(Source code of charts)
....................

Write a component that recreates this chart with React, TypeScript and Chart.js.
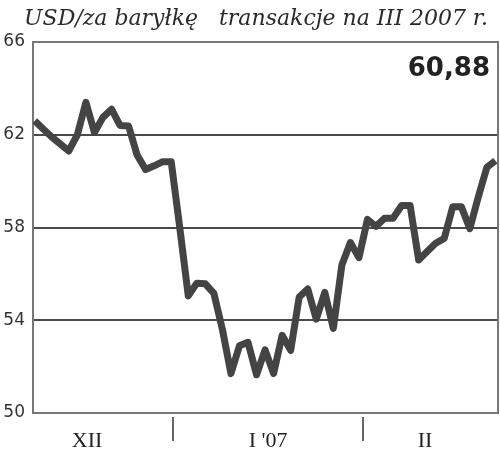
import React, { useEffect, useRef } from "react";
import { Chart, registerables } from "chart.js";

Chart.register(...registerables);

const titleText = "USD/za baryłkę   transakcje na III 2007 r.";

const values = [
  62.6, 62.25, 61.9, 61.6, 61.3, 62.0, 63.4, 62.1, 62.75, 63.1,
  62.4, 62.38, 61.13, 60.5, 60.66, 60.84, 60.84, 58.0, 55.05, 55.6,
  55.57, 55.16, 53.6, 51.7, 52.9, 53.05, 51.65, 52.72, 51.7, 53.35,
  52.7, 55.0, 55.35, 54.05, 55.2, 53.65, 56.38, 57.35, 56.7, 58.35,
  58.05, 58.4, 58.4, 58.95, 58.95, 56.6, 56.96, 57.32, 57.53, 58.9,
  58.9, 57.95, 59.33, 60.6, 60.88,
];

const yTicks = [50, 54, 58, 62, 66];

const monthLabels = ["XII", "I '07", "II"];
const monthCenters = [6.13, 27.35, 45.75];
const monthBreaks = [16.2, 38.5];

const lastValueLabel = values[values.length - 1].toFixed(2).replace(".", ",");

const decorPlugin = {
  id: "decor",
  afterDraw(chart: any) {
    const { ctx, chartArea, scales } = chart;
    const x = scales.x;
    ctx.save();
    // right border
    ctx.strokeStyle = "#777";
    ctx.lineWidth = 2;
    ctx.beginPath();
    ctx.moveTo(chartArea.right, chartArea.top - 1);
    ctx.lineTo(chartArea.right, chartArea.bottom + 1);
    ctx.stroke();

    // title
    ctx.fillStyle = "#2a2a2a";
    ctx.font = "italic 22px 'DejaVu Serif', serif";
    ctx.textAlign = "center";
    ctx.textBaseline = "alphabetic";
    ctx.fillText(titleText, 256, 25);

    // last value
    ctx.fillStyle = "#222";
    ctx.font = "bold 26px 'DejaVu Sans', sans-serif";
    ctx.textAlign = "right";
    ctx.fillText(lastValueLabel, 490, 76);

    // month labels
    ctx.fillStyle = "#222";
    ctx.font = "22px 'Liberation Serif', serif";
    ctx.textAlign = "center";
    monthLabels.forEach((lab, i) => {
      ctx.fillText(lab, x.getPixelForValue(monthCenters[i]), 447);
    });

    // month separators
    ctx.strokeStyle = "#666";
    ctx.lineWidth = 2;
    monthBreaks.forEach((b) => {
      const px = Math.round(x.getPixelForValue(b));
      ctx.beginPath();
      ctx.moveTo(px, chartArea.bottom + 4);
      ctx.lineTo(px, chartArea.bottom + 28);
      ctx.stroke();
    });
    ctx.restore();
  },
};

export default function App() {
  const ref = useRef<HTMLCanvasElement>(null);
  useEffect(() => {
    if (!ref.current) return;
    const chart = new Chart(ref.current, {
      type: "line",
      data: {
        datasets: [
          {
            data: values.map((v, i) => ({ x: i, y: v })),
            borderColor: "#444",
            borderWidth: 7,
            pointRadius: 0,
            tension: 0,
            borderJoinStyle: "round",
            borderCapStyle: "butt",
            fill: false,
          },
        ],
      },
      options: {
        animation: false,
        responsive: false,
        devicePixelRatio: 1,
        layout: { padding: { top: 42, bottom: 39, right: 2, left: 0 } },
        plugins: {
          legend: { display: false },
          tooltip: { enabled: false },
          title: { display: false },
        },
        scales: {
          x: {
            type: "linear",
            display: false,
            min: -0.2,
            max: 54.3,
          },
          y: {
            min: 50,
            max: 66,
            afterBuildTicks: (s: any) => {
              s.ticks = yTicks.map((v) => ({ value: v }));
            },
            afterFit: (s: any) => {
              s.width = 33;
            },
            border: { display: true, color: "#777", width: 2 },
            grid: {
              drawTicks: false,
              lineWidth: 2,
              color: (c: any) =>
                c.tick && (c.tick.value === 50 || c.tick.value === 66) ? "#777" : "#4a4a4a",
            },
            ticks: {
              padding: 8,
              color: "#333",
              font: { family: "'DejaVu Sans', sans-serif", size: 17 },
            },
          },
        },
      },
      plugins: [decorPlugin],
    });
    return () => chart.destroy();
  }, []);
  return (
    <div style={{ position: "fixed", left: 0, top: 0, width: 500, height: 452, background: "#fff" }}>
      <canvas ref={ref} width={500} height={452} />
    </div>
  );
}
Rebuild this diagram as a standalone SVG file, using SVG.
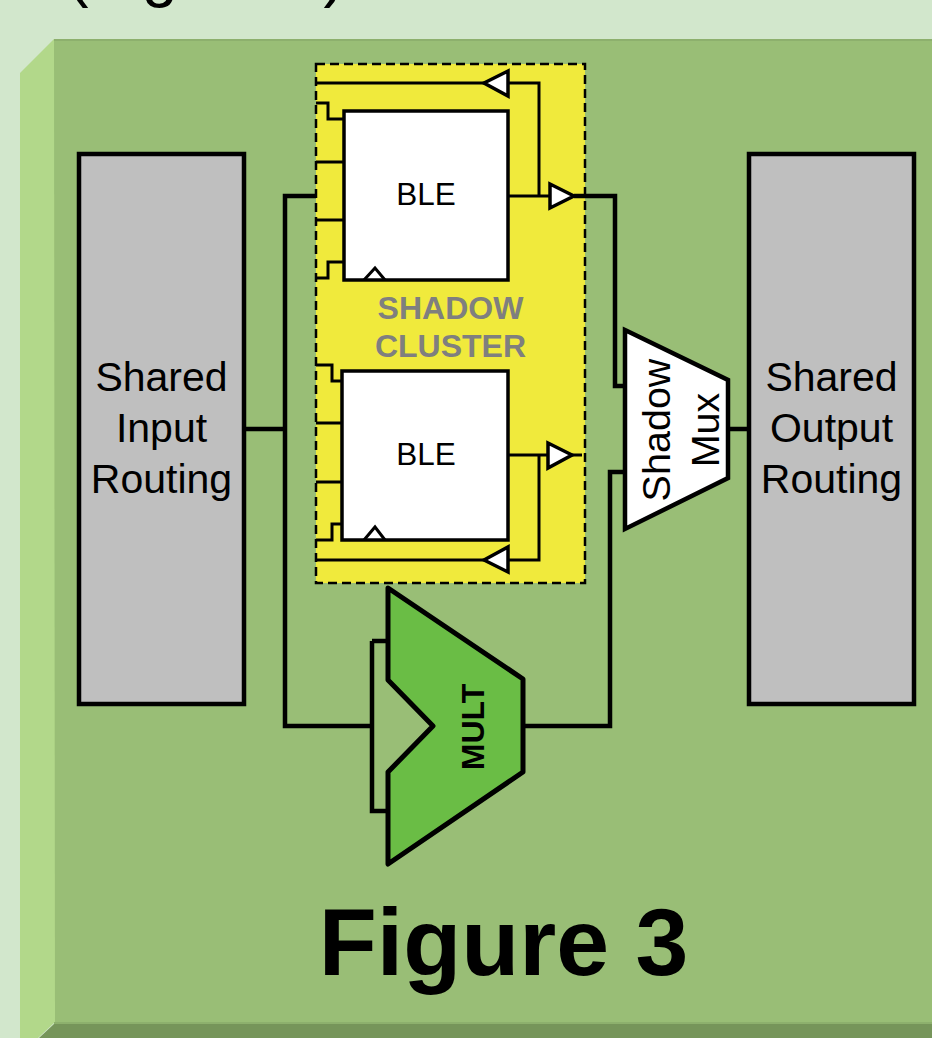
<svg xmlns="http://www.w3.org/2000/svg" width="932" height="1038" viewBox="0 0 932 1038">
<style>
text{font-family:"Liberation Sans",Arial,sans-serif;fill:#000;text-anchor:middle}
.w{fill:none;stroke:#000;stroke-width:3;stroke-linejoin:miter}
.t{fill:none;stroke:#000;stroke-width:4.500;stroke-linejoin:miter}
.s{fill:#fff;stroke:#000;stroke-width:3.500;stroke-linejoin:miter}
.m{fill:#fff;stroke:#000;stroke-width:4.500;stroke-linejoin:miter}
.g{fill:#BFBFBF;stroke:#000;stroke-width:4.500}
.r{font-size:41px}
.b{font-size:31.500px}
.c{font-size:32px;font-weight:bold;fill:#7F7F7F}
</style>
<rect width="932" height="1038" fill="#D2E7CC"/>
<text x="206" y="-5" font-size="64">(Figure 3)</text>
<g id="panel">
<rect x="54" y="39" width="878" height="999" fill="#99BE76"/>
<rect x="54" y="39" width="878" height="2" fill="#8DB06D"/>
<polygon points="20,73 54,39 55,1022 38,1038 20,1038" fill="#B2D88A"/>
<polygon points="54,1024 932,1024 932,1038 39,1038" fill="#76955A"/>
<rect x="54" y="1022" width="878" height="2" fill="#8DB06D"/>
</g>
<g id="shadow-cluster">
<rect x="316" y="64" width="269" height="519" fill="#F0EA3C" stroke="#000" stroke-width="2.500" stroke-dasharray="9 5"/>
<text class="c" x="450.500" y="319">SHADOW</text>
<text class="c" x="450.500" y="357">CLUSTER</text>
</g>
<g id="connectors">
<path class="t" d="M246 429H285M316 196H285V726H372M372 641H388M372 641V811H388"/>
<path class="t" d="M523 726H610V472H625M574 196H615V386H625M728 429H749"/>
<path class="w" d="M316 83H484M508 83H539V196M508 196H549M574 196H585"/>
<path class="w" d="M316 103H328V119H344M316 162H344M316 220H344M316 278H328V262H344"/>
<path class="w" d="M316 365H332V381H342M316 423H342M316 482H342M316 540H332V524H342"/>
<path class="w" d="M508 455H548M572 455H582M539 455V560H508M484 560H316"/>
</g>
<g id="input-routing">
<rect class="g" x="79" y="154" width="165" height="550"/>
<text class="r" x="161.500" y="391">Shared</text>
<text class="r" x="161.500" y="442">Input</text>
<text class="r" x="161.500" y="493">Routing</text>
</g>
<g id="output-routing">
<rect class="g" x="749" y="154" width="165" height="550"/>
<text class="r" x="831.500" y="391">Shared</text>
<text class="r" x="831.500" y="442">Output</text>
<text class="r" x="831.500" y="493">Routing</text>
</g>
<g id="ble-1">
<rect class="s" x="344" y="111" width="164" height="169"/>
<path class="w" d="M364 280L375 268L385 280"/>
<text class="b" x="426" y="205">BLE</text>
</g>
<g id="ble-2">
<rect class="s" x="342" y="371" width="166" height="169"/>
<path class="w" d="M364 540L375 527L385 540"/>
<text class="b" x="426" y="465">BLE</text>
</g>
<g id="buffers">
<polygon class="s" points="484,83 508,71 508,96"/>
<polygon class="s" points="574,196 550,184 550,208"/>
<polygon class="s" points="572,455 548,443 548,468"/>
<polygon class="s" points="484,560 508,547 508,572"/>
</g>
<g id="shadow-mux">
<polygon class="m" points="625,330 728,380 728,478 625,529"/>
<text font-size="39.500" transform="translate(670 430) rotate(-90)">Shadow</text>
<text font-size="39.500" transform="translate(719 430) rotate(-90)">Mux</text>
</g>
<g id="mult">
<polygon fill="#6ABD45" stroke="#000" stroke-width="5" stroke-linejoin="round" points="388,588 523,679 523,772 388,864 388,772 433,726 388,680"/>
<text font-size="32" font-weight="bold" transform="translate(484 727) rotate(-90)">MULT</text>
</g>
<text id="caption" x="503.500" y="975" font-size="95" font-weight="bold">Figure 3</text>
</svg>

....................

Collect from the data above every line that includes "this".

Write a component that recreates this chart with React, TypeScript and Chart.js.
Rebuild this diagram as a standalone SVG file, using SVG.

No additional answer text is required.